Property Dealer Convicted Of £5m Cyprus Scam

A fraudster duped investors out of more than £5 million after promising them sky-high returns on Cyprus property deals that failed to materialise.

Sascha Morris, 46, ran a property firm near Harrogate, Yorkshire, and persuaded customers to part with tens of thousands of pounds on off-plan developments on the Mediterranean sunshine island.

Morris ran the firm –  Morris & Hall – from the village of Killinghall. The company started in 2004 and was wound up in the public interest by a court in 2009.

A jury at Leeds Crown Court heard two separate fraud allegations.

In the first, clients were encouraged to invest on properties that had not been built on the promise they could sell at a profit before completion or let them out to holidaymakers if they were not sold.

Lies about holiday firms

However, she lied about her links with a holiday letting firms and clients were asked to hand over more cash as the properties were built.

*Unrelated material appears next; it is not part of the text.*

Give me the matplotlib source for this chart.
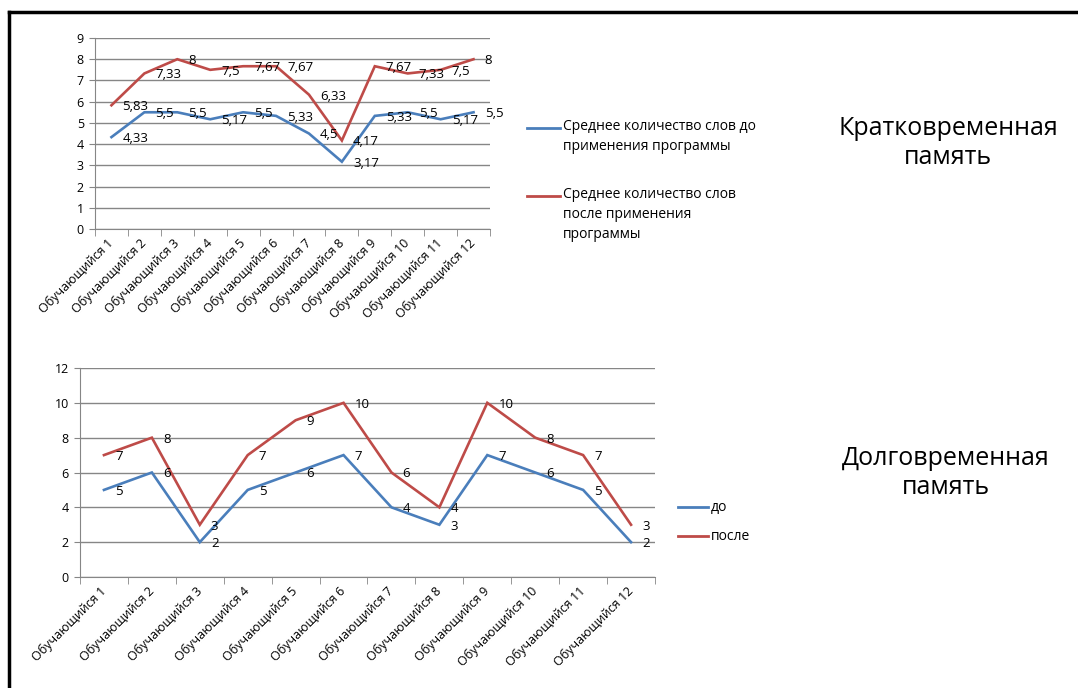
import matplotlib.pyplot as plt
from matplotlib.lines import Line2D

plt.rcParams['font.family'] = ['Open Sans', 'DejaVu Sans']

students = ['Обучающийся 1', 'Обучающийся 2', 'Обучающийся 3', 'Обучающийся 4',
            'Обучающийся 5', 'Обучающийся 6', 'Обучающийся 7', 'Обучающийся 8',
            'Обучающийся 9', 'Обучающийся 10', 'Обучающийся 11', 'Обучающийся 12']

# кратковременная память
short_before = [4.33, 5.5, 5.5, 5.17, 5.5, 5.33, 4.5, 3.17, 5.33, 5.5, 5.17, 5.5]
short_after = [5.83, 7.33, 8, 7.5, 7.67, 7.67, 6.33, 4.17, 7.67, 7.33, 7.5, 8]
short_names = ['Среднее количество слов до\nприменения программы',
               'Среднее количество слов\nпосле применения\nпрограммы']

# долговременная память
long_before = [5, 6, 2, 5, 6, 7, 4, 3, 7, 6, 5, 2]
long_after = [7, 8, 3, 7, 9, 10, 6, 4, 10, 8, 7, 3]
long_names = ['до', 'после']

blue = '#4A7EBB'
red = '#BE4B48'
grey = '#868686'

W, H = 1078, 688
fig = plt.figure(figsize=(W / 100, H / 100), dpi=100)


def px(x, y):
    return x / W, 1 - y / H


def fmt(v):
    s = ('%.2f' % v).rstrip('0').rstrip('.')
    return s.replace('.', ',')


def draw(ax, before, after, ymax, ystep):
    x = list(range(len(students)))
    for vals, c in [(before, blue), (after, red)]:
        ax.plot(x, vals, color=c, lw=1.9, solid_joinstyle='miter')
        for xi, v in zip(x, vals):
            ax.annotate(fmt(v), (xi, v), xytext=(8, -1), textcoords='offset points',
                        ha='left', va='center', fontsize=9.5)
    ax.set_xlim(-0.5, len(students) - 0.5)
    ax.set_ylim(0, ymax)
    ax.set_yticks(range(0, ymax + 1, ystep))
    ax.yaxis.grid(True, color=grey, lw=1)
    ax.set_axisbelow(True)
    ax.set_xticks(x)
    ax.set_xticklabels(students, rotation=45, ha='right', va='center',
                       rotation_mode='anchor', fontsize=9)
    ax.set_xticks([i - 0.5 for i in range(len(students) + 1)], minor=True)
    ax.tick_params(axis='x', which='major', length=0, pad=9)
    ax.tick_params(axis='x', which='minor', length=5, color=grey, direction='out')
    ax.tick_params(axis='y', length=4, color=grey, labelsize=9, pad=4)
    for s in ['top', 'right']:
        ax.spines[s].set_visible(False)
    for s in ['left', 'bottom']:
        ax.spines[s].set_color(grey)


ax1 = fig.add_axes([95 / W, 1 - 229 / H, (490 - 95) / W, (229 - 38) / H])
draw(ax1, short_before, short_after, 9, 1)

ax2 = fig.add_axes([80 / W, 1 - 577 / H, (655 - 80) / W, (577 - 368) / H])
draw(ax2, long_before, long_after, 12, 2)

# legends
for (ly, name, c) in [(128, short_names[0], blue), (196, short_names[1], red)]:
    fig.add_artist(Line2D([527 / W, 560 / W], [1 - ly / H, 1 - ly / H], color=c, lw=2))
    fig.text(*px(563, ly - 9), name, ha='left', va='top', fontsize=10, linespacing=1.45)

for (ly, name, c) in [(507, long_names[0], blue), (536, long_names[1], red)]:
    fig.add_artist(Line2D([678 / W, 708 / W], [1 - ly / H, 1 - ly / H], color=c, lw=2))
    fig.text(*px(711, ly), name, ha='left', va='center', fontsize=10)

fig.text(*px(948, 143), 'Кратковременная\nпамять', ha='center', va='center',
         fontsize=18, linespacing=1.2)
fig.text(*px(946, 473), 'Долговременная\nпамять', ha='center', va='center',
         fontsize=18, linespacing=1.2)

# рамка
fig.add_artist(Line2D([9 / W, 1], [1 - 12 / H, 1 - 12 / H], color='black', lw=2.5))
fig.add_artist(Line2D([9 / W, 9 / W], [0, 1 - 12 / H], color='black', lw=2.5))

fig.savefig('out.png', dpi=100)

The promised returns did not materialise and one client lost £250,000 on her investment.

Around 40 clients of the property firm lost a combined £3 million in this fraud.

In the second, Morris also conned two groups of developers who staked their investments against the same property without knowing that each other were involved in the deal.

Losses added up to around £2.2 million from this scam.

For the prosecution Nadim Bashir told the court that Morris misled investors by suggesting well-known holiday companies would buy or rent the properties, but they lost their deposits or had to pay the full property price when they had not expected to do so.

Investors misled for financial gain

Morris denied two fraud charges and one of fraudulent trading.

The jury found her guilty on each count. The case was adjourned until January 9 for sentencing.

Simon Higginbotham, a specialist prosecutor from the Crown Prosecution Service Specialist Fraud Division, said: “Some of the investors targeted by Sascha Morris had to remortgage their homes or borrow large sums to raise money they had never expected to pay.

“Through careful analysis of the financial transactions the prosecution was able to demonstrate to the jury how Morris deliberately misled investors to achieve financial gain for herself.”